OPINION: Next up for cancellation: high school algebra, geometry, trigonometry

by Roger Guffey

The cultural shift to the political right will have foreseeable consequences, but banning of controversial books such as “Huckleberry Finn,” “To Kill a Mockingbird,” “Catcher in the Rye,” and “The Grapes of Wrath” is inevitable because they make students uncomfortable.

 In my opinion, the easily offended censors are banning works in the wrong subject. My career as a math teacher taught me that the real horrifying subjects that cause sleepless nights in high school students: math, especially algebra, geometry, and trigonometry.

Let’s start with the principal boogeyman of ninth graders everywhere: algebra. I mean, c’mon does anyone really care what x is? I asked 100 random people about their experiences in high school algebra and every one of them told me that they never used algebra at any time in their daily lives. Not once.

The ultra conservatives claimed that the commutative property taught in algebra is perilously close to communism and its cousin the distributive property is obviously an ideological euphemism for the redistribution of wealth. Critics of the mathematics curriculum point out that the books used in algebra refer to imaginary and irrational numbers like pi.

Don’t get me started on fractions.

The Bible never uses the word fractions in either testament so why should students have to learn them? In recent years, some critics have questioned the math curriculum. Professor emeritus Andrew Hacker of CUNY has openly stated that high school students should not have to learn algebra. Hacker argues that algebra is the primary impediment to education and that banning it will increase graduation rates.

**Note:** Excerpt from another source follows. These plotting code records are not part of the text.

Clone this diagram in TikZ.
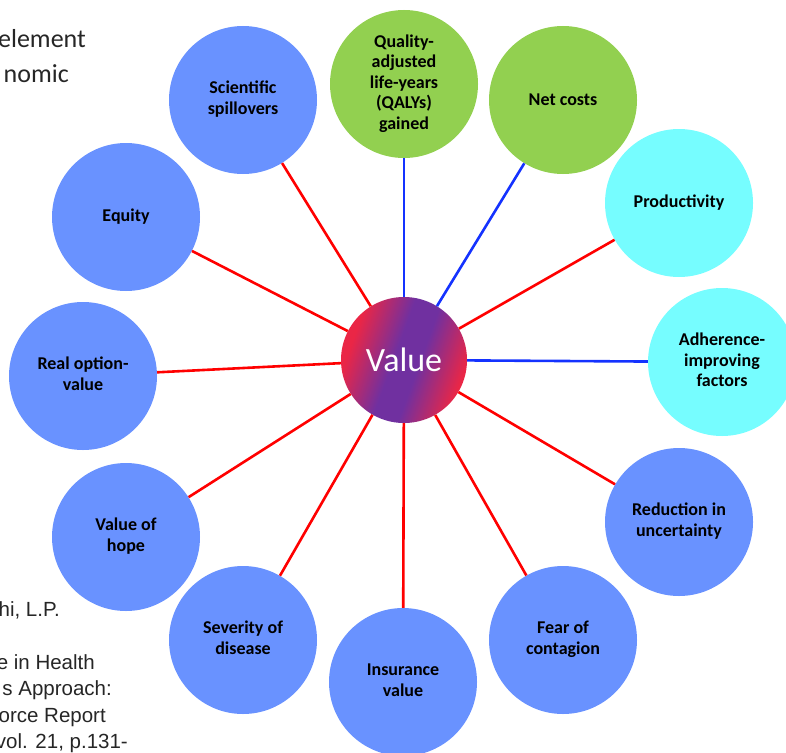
\documentclass[tikz,border=0pt]{standalone}
\usepackage{fontspec}
\setmainfont{Carlito}
\newfontfamily\reffont{Liberation Sans}
\usepackage{tikz}
\usetikzlibrary{positioning}

\definecolor{bubbleblue}{RGB}{105,146,255}
\definecolor{bubblegreen}{RGB}{146,208,80}
\definecolor{bubblecyan}{RGB}{118,253,255}
\definecolor{valred}{RGB}{234,38,70}
\definecolor{valpurple}{RGB}{112,48,160}
\definecolor{linkred}{RGB}{255,0,0}
\definecolor{linkblue}{RGB}{20,50,255}

\pgfdeclarehorizontalshading{valueshade}{100bp}{color(0bp)=(valred);
  color(28bp)=(valred); color(46bp)=(valpurple); color(56bp)=(valpurple);
  color(74bp)=(valred); color(100bp)=(valred)}

\tikzset{
  bubble/.style={circle, minimum size=148pt, inner sep=0pt,
    font=\fontsize{18}{20.5}\selectfont\bfseries, text=black},
  blue bubble/.style={bubble, fill=bubbleblue},
  green bubble/.style={bubble, fill=bubblegreen},
  cyan bubble/.style={bubble, fill=bubblecyan},
  hub/.style={circle, minimum size=126pt, inner sep=0pt,
    shading=valueshade, shading angle=-20, text=white,
    font=\fontsize{34}{40}\selectfont},
  redlink/.style={draw=linkred, line width=2.6pt},
  bluelink/.style={draw=linkblue, line width=2.6pt},
  slidetext/.style={inner sep=0pt, anchor=base east, text=black!85}
}

\begin{document}
\begin{tikzpicture}[x=1pt, y=-1pt]
    \useasboundingbox (0,0) rectangle (786,752);

    % SLIDE TEXT (cut off at the left)
    \node[slidetext, font=\fontsize{26}{30}\selectfont] (TITLE_A) at (86,48) {element};
    \node[slidetext, font=\fontsize{26}{30}\selectfont] (TITLE_B) at (69,82) {nomic};

    \node[slidetext, font=\reffont\fontsize{20.5}{26}\selectfont] (REF_A) at (60,616) {hi, L.P.};
    \node[slidetext, font=\reffont\fontsize{20.5}{26}\selectfont] (REF_B) at (95,669) {e in Health};
    \node[slidetext, font=\reffont\fontsize{20.5}{26}\selectfont] (REF_C) at (112,695) {s Approach:};
    \node[slidetext, font=\reffont\fontsize{20.5}{26}\selectfont] (REF_D) at (106,722) {orce Report};
    \node[slidetext, font=\reffont\fontsize{20.5}{26}\selectfont] (REF_E) at (128,748) {vol. 21, p.131-};

    % CENTRE
    \node[hub] (VALUE) at (404,360) {Value};

    % TOP
    \node[green bubble] (QALYS) at (404,84)
    {
      \begin{tabular}{c}
        Quality-\\ adjusted\\ life-years\\ (QALYs)\\ gained
      \end{tabular}
    };

    \node[green bubble] (NET_COSTS) at (563,100) {Net costs};

    \node[blue bubble] (SCIENTIFIC_SPILLOVERS) at (243,100)
    {
      \begin{tabular}{c}
        Scientific\\ spillovers
      \end{tabular}
    };

    % RIGHT SIDE
    \node[cyan bubble] (PRODUCTIVITY) at (679,203) {Productivity};

    \node[cyan bubble] (ADHERENCE) at (722,362)
    {
      \begin{tabular}{c}
        Adherence-\\ improving\\ factors
      \end{tabular}
    };

    \node[blue bubble] (REDUCTION_UNCERTAINTY) at (679,522)
    {
      \begin{tabular}{c}
        Reduction in\\ uncertainty
      \end{tabular}
    };

    \node[blue bubble] (FEAR_CONTAGION) at (563,640)
    {
      \begin{tabular}{c}
        Fear of\\ contagion
      \end{tabular}
    };

    % BOTTOM
    \node[blue bubble] (INSURANCE_VALUE) at (403,682)
    {
      \begin{tabular}{c}
        Insurance\\ value
      \end{tabular}
    };

    \node[blue bubble] (SEVERITY_DISEASE) at (243,640)
    {
      \begin{tabular}{c}
        Severity of\\ disease
      \end{tabular}
    };

    % LEFT SIDE
    \node[blue bubble] (VALUE_HOPE) at (126,537)
    {
      \begin{tabular}{c}
        Value of\\ hope
      \end{tabular}
    };

    \node[blue bubble] (REAL_OPTION) at (83,376)
    {
      \begin{tabular}{c}
        Real option-\\ value
      \end{tabular}
    };

    \node[blue bubble] (EQUITY) at (126,217) {Equity};

    % LINES
    \path
    (VALUE) edge[bluelink] (QALYS)
    (VALUE) edge[bluelink] (NET_COSTS)
    (VALUE) edge[bluelink] (ADHERENCE)
    (VALUE) edge[redlink] (PRODUCTIVITY)
    (VALUE) edge[redlink] (REDUCTION_UNCERTAINTY)
    (VALUE) edge[redlink] (FEAR_CONTAGION)
    (VALUE) edge[redlink] (INSURANCE_VALUE)
    (VALUE) edge[redlink] (SEVERITY_DISEASE)
    (VALUE) edge[redlink] (VALUE_HOPE)
    (VALUE) edge[redlink] (REAL_OPTION)
    (VALUE) edge[redlink] (EQUITY)
    (VALUE) edge[redlink] (SCIENTIFIC_SPILLOVERS)
    ;
\end{tikzpicture}
\end{document}
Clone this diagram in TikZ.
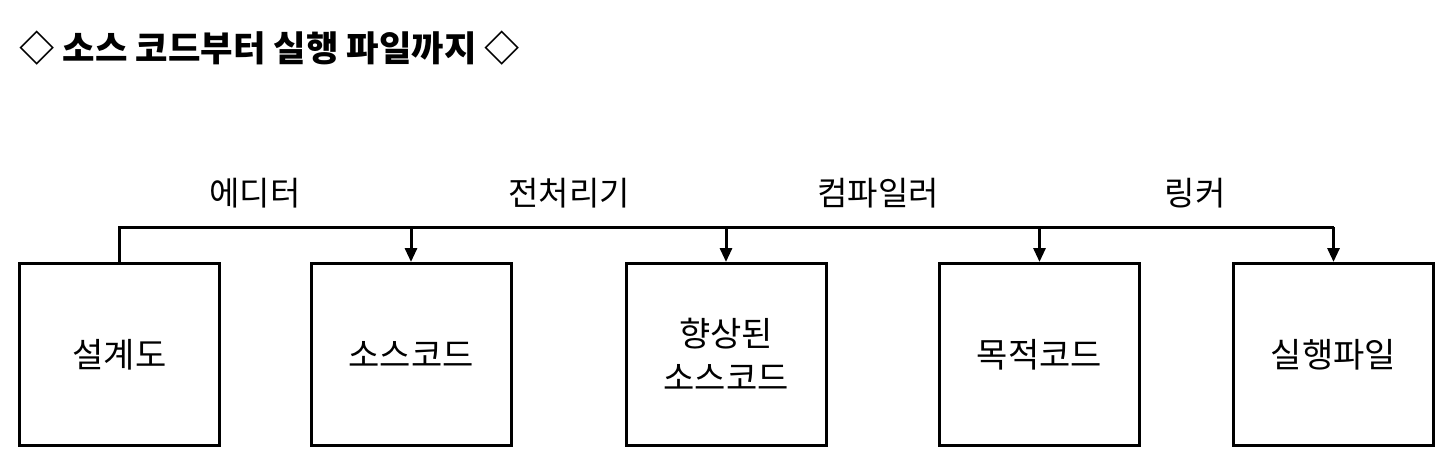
\documentclass[tikz,border=0pt]{standalone}
\usepackage{fontspec}
\setmainfont{Noto Sans CJK KR}
\usetikzlibrary{arrows.meta}
\begin{document}
\begin{tikzpicture}[x=1pt,y=-1pt,
  box/.style={draw,line width=3pt,minimum width=200pt,minimum height=182pt,inner sep=0pt,font=\fontsize{34}{44}\selectfont,align=center},
  lbl/.style={font=\fontsize{33}{38}\selectfont,inner sep=0pt},
  conn/.style={line width=3pt},
  arr/.style={conn,-{Triangle[length=14pt,width=12pt]}}]
\useasboundingbox (0,0) rectangle (1448,475);
\node[font=\bfseries\fontsize{35.3}{40}\selectfont,anchor=west,inner sep=0pt] (title) at (19,48) {◇ 소스 코드부터 실행 파일까지 ◇};
\node[box] (b1) at (119.5,354.5) {설계도};
\node[box] (b2) at (411,354.5) {소스코드};
\node[box] (b3) at (726,354.5) {향상된\\소스코드};
\node[box] (b4) at (1039.5,354.5) {목적코드};
\node[box] (b5) at (1333.5,354.5) {실행파일};
\coordinate (top) at (0,227);
\coordinate (h1) at (b1.north |- top);
\coordinate (h2) at (b2.north |- top);
\coordinate (h3) at (b3.north |- top);
\coordinate (h4) at (b4.north |- top);
\coordinate (h5) at (b5.north |- top);
\draw[conn,line join=miter] (b1.north) -- (h1) -- (h5);
\draw[arr] (h2) -- (b2.north);
\draw[arr] (h3) -- (b3.north);
\draw[arr] (h4) -- (b4.north);
\draw[arr] (h5) -- (b5.north);
\node[lbl] (l1) at (255,193) {에디터};
\node[lbl] (l2) at (569,193) {전처리기};
\node[lbl] (l3) at (878,193) {컴파일러};
\node[lbl] (l4) at (1195,193) {링커};
\end{tikzpicture}
\end{document}
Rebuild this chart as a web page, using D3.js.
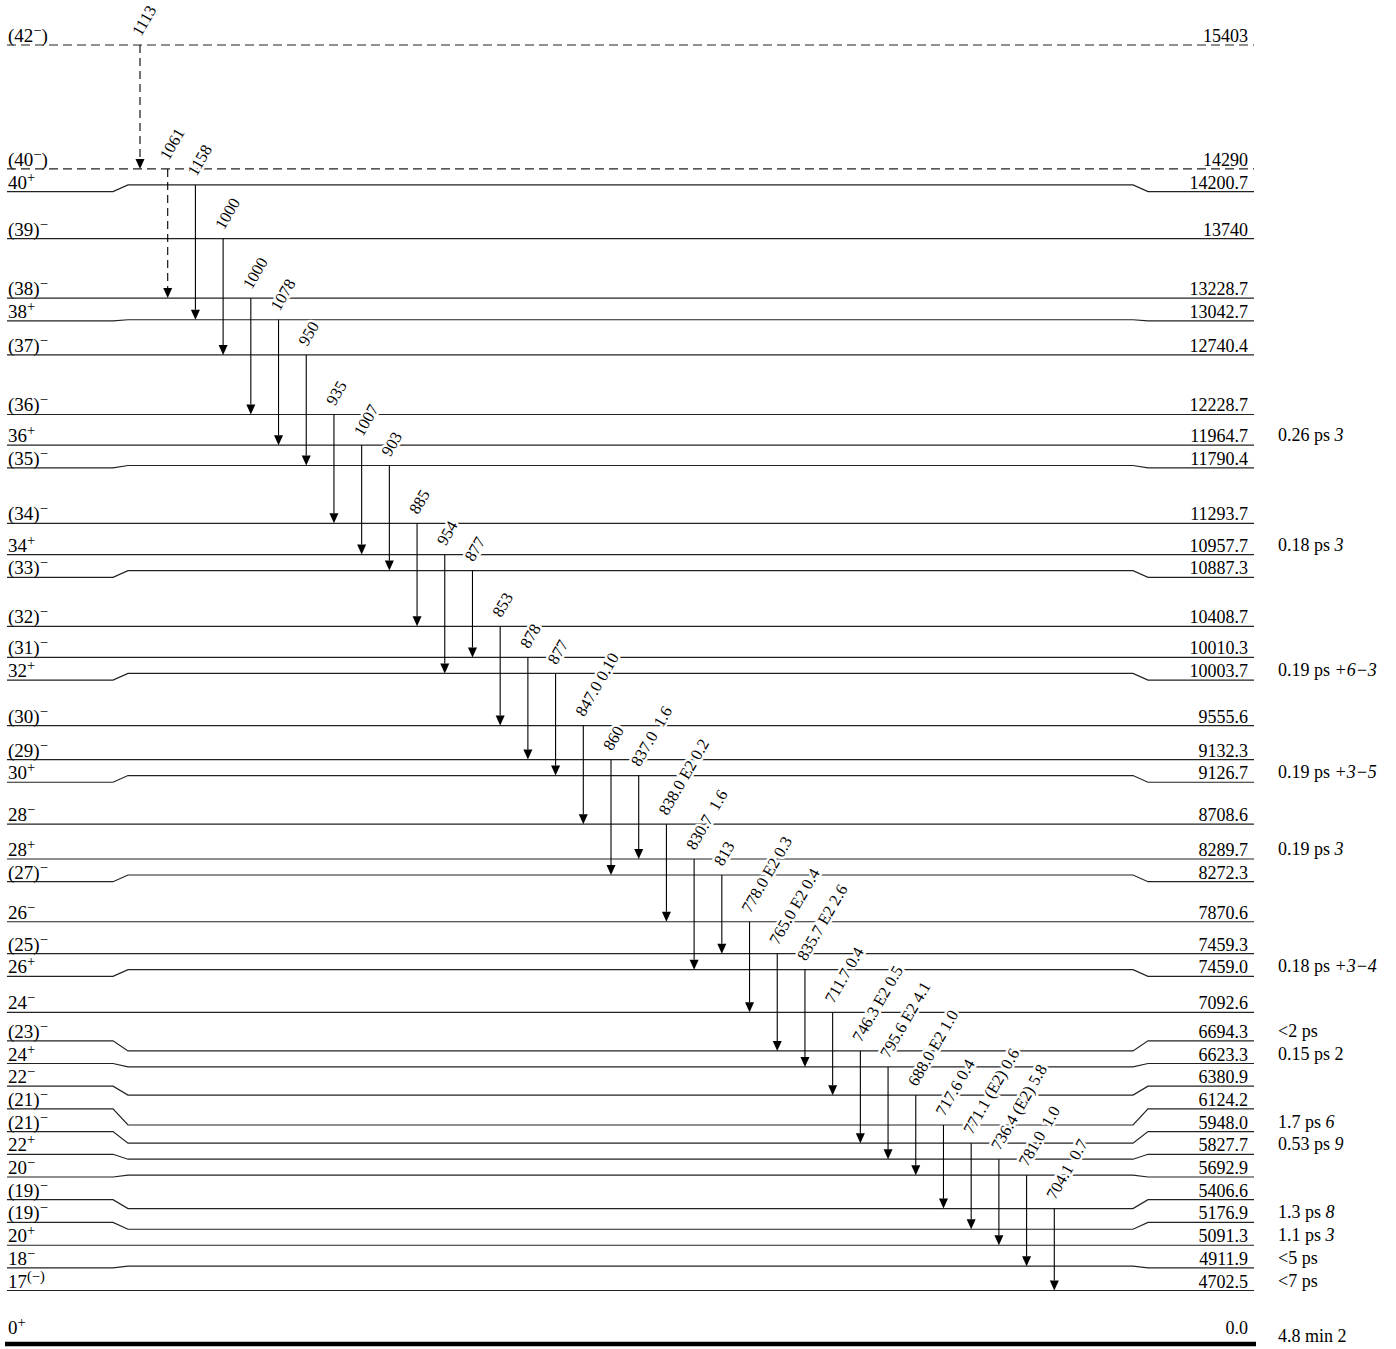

As bad as algebra is, most students hate geometry even more vehemently. Plane geometry teaches heresies about the earth being round when the Bible clearly refers to the four corners of the earth. In I Kings tells us that the circumference of a circle is three times the diameter, but geometry argues that the ratio is pi or about 3.14. I guess three is close enough for Biblical work. Like most right-thinking Americans, the only time I need trigonometry is to find the trigger on my AR 15 or AK 47.

As long as we are banning books that foster student discomfort, let’s add science books to the list. Pete Hegseth, Secretary of Defense and one-time commentator on Fox news, once bragged that he had not washed his hands in ten years: germs are not real because he cannot see them.

A cursory internet search found a wide variety of websites that encourage teaching math from a Christian perspective. We Kentuckians are lucky because we can learn all the science we need by going to the Creation Museum and Noah’s Ark Park. Movies such as Jurassic Park perpetuate falsehoods that Tyrannosaurus rex are predators, not herbivores. I have seen every episode of The Flintstones and I have never seen any human being killed and eaten by the dinosaurs cavemen used for everyday life.

The so-called fossils of dinosaurs were planted by Satan to confuse weak-minded people about timeline of creation. We can use mathematics to estimate the age of the earth using Biblical verses. God created man on the sixth day so the rest of creation took the other five days. Using Genesis 5 and 11, Abraham lived about 2000 BC, or about 4000 years ago. Jesus lived about 2000 years ago so the earth is only about 6000 years old plus the first 5 days.

I did all of those calculations without using algebra, geometry, or trigonometry.

Figures don’t lie, but liars figure. We must nip the godlessness of high school math classes by drawing a line in the sand to prevent algebra, geometry and trigonometry from torturing young impressionable minds of our precious youth.


By: Roger Guffey, a retired math teacher in Lexington.